非生物逆境胁迫严重威胁果树产业的可持续发展，质膜型(PM)H+-ATPase在非生物胁迫应答中具有重要地位，但分子机制和调控途径不清楚。根据我们的前期研究结果，推测出PM H+-ATPase应答非生物逆境的可能调控途径，即逆境胁迫→MdBT2→MdbHLH104→MdAHA15→PM H+-ATPase→应答。在此基础上，拟采用分子生物学和遗传学及生理生化技术验证该调控途径，并解析各步骤的分子机理。首先鉴定MdbHLH104对MdAHA15的转录激活，然后验证MdBT2与MdbHLH104的互作，并鉴定其对MdbHLH104蛋白的调控作用；验证MdBT2与MdUbiE3-1或MdUbiE3-2的互作，并鉴定二者是否参与MdBT2对MdbHLH104蛋白的调控；最后，通过鉴定MdBT2和MdbHLH104转基因材料的功能，进一步整合该调控途径，揭示其分子机制。

Various abiotic stresses seriously threaten the maintainable development of fruit tree industry. Higher plants including fruit trees have evolved elaborately responsive mechanisms to adapt environmental stresses.
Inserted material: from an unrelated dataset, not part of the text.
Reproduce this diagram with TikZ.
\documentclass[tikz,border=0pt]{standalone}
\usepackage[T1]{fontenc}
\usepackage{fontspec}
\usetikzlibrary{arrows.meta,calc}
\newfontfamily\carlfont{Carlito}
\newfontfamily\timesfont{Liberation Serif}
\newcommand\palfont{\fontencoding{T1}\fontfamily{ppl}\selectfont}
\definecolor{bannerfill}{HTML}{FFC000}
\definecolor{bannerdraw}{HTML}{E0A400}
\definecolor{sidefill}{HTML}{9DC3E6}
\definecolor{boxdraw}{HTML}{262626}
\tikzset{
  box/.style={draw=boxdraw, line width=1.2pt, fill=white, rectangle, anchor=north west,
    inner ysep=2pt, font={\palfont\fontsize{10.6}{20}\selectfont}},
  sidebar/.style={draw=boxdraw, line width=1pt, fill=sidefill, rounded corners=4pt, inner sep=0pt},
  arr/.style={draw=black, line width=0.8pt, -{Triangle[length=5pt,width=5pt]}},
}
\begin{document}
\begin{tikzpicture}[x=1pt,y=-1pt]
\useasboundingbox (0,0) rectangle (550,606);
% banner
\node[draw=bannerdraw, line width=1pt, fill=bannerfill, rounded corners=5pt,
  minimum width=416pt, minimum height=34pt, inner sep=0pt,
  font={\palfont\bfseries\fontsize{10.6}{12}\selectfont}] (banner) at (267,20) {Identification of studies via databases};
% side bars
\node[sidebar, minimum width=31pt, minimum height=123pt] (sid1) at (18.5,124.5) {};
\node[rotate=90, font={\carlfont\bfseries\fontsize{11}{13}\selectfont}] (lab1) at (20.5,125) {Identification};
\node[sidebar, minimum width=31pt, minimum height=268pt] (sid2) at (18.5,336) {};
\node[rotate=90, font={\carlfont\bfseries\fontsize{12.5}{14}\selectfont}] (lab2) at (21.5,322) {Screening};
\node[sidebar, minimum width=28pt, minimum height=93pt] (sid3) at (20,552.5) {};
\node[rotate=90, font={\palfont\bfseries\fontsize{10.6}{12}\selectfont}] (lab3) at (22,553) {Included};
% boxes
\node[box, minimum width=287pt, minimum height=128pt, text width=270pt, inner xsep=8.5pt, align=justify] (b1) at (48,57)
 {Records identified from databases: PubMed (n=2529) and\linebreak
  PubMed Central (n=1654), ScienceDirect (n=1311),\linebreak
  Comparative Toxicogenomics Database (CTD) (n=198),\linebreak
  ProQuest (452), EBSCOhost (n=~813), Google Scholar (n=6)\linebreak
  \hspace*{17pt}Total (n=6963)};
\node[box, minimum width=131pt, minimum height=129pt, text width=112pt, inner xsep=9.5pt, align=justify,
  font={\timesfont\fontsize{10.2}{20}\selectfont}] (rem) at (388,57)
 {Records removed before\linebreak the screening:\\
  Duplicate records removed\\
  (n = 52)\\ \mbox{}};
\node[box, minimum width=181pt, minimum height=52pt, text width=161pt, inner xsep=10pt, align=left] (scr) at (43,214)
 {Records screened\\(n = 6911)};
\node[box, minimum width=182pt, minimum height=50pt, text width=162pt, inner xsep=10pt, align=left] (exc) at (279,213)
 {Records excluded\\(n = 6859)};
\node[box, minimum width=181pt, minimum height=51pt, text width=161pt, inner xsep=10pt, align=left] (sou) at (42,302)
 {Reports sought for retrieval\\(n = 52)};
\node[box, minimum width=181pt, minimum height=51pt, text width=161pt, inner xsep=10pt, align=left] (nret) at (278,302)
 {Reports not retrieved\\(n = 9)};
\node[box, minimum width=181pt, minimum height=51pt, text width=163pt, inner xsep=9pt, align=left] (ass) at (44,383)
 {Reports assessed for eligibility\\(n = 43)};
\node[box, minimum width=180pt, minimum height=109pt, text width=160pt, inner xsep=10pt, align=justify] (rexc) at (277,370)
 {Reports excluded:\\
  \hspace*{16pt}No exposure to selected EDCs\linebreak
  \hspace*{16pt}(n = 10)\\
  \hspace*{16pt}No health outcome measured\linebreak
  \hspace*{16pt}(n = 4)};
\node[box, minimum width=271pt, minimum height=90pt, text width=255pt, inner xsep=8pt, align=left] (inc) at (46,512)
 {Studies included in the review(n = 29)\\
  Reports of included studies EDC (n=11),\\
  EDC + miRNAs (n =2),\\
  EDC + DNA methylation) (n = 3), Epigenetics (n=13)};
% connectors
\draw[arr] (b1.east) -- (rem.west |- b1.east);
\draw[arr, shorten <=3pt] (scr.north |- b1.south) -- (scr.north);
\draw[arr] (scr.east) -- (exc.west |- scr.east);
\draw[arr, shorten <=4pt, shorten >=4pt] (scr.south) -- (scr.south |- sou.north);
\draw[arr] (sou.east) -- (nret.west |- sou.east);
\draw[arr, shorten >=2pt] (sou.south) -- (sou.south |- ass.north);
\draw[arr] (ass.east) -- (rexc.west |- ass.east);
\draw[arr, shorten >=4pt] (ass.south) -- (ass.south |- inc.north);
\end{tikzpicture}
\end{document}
Plasma membrane (PM) H+-ATPase is a crucial component of the complicated machinery for stress responses. It is unclear yet, however, concerning the molecular mechanism and regulatory pathway by which PM H+-ATPase responds to abiotic stresses. Our preliminary investigations demonstrated that the expression of PM H+-ATPase gene MdAHA15 is positively induced by multiple stresses, and that bHLH transcription factor MdbHLH104 binds to the promoter region of MdAHA15 gene. Furthermore, MdbHLH104 interacts with a scaffold protein MdBT4, while MdBT4 interacts with two ubiquitin E3 ligases MdUbiE3-1 and MdUbiE3-2, respectively. Therefore, it is reasonable to draw a hypothesis concerning that PM H+-ATPase responds to abiotic stresses via a putatively regulatory pathway, i.e. abiotic stresses→MdBT2(MdUbiE3-1 or MdUbiE3-2)→MdbHLH104→MdAHAs→PM H+-ATPase→stress responses. Based on this hypothesis, various techniques of molecular biology, genetics，biochemistry and physiology will be adopted in this study to further verify this pathway and elucidate the molecular mechanism underlying each step. First of all, several techniques, such as EMSA, ChIP-PCR, transient expression assays and so on, will be conducted to verify if MdbHLH104 really binds to the promoter region of MdAHA15 gene to regulate its expression. Meanwhile, it will be verified if MdBT2 interacts with MdbHLH104 protein to modulate its stability. Furthermore, the interaction between MdBT2 and MdUbiE3-1 or MdUbiE3-2 is to be verified, and the function of MdUbiE3-1 or MdUbiE3-2 in the modulation of MdBT2 in MdbHLH104 protein stability is to be characterized. Finally, the whole regulatory pathway will be integrated, and molecular mechanism will be refined.